TIME remembrance

Tracy Letts: Edward Albee Was an Icon of American Theater

Playwright Edward Albee attends the 2012 Players Foundation Hall Of Fame Induction on Sept. 30, 2012 in New York City.
Neilson Barnard—Getty Images Playwright Edward Albee attends the 2012 Players Foundation Hall Of Fame Induction on Sept. 30, 2012 in New York City.

Tracy Letts is a playwright and actor who played George in Who’s Afraid of Virginia Woolf? on Broadway in 2012

"Mr. Albee was the last of a group of legendary playwrights who essentially defined American drama"

It’s hard to imagine the kind of gravity that words had with a ferociously intelligent man like Edward Albee, who died Sept. 16 at age 88. He chose them and ordered them—meticulously—not only in his great works of drama like The Zoo Story, A Delicate Balance and Who’s Afraid of Virginia Woolf?, but also in lectures and casual conversation.

I first met him in 2008 when he handed me the New York Drama Critics’ Circle award for my play August: Osage County. That was very meaningful to me, to receive it from undoubtedly the greatest playwright of a generation. I was in awe of him.

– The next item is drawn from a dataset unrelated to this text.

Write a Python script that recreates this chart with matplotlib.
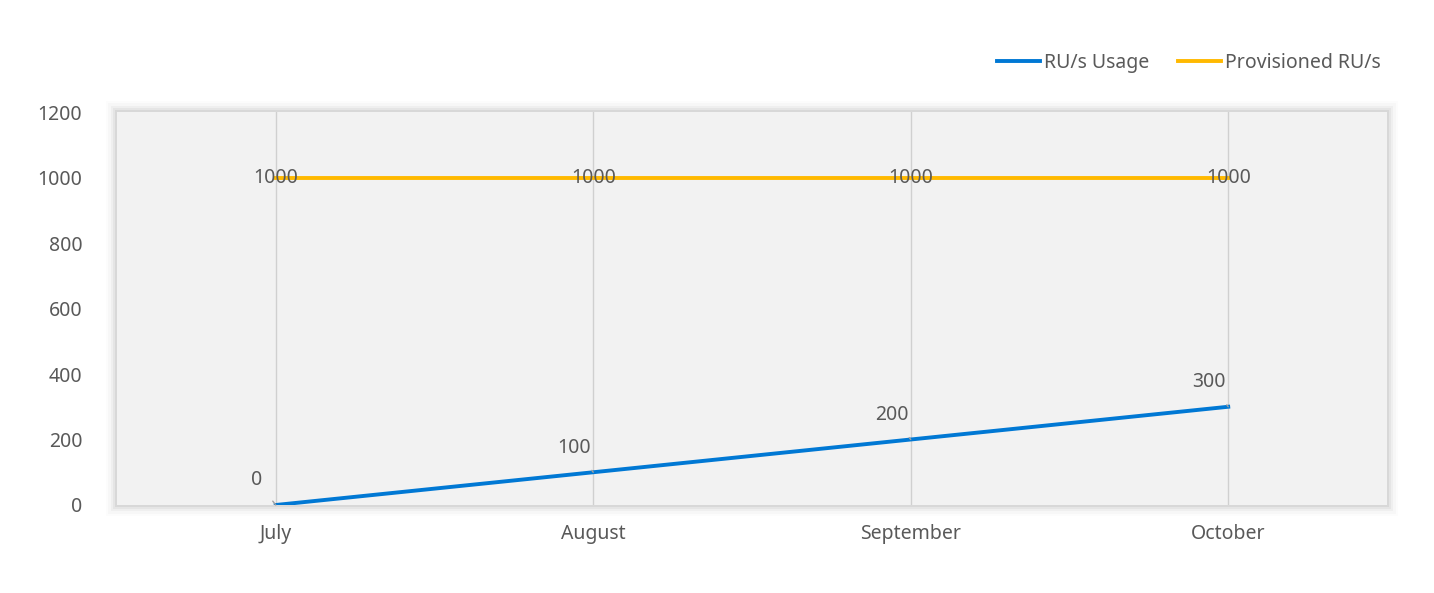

Mr. Albee (he once asked me to call him Edward, but it never felt right) led the charge for a freer form of expression, changing theater and contemporary American life—the way we speak, the way we tell jokes. He shifted long-held beliefs and attitudes about marriage, love and class. He was determined to make trouble—he considered it an essential part of a playwright’s job. He kicked open a door in a conservative world to challenge people and the status quo. He was not interested in making it easy for people to digest pre-chewed ideas. And he never strayed from his idea of what theater should be. He stuck to his guns.

Mr. Albee was the last of a group of legendary playwrights who essentially defined American drama. There’s not another one of those guys coming through the door. I thank Mr. Albee on behalf of a grateful public.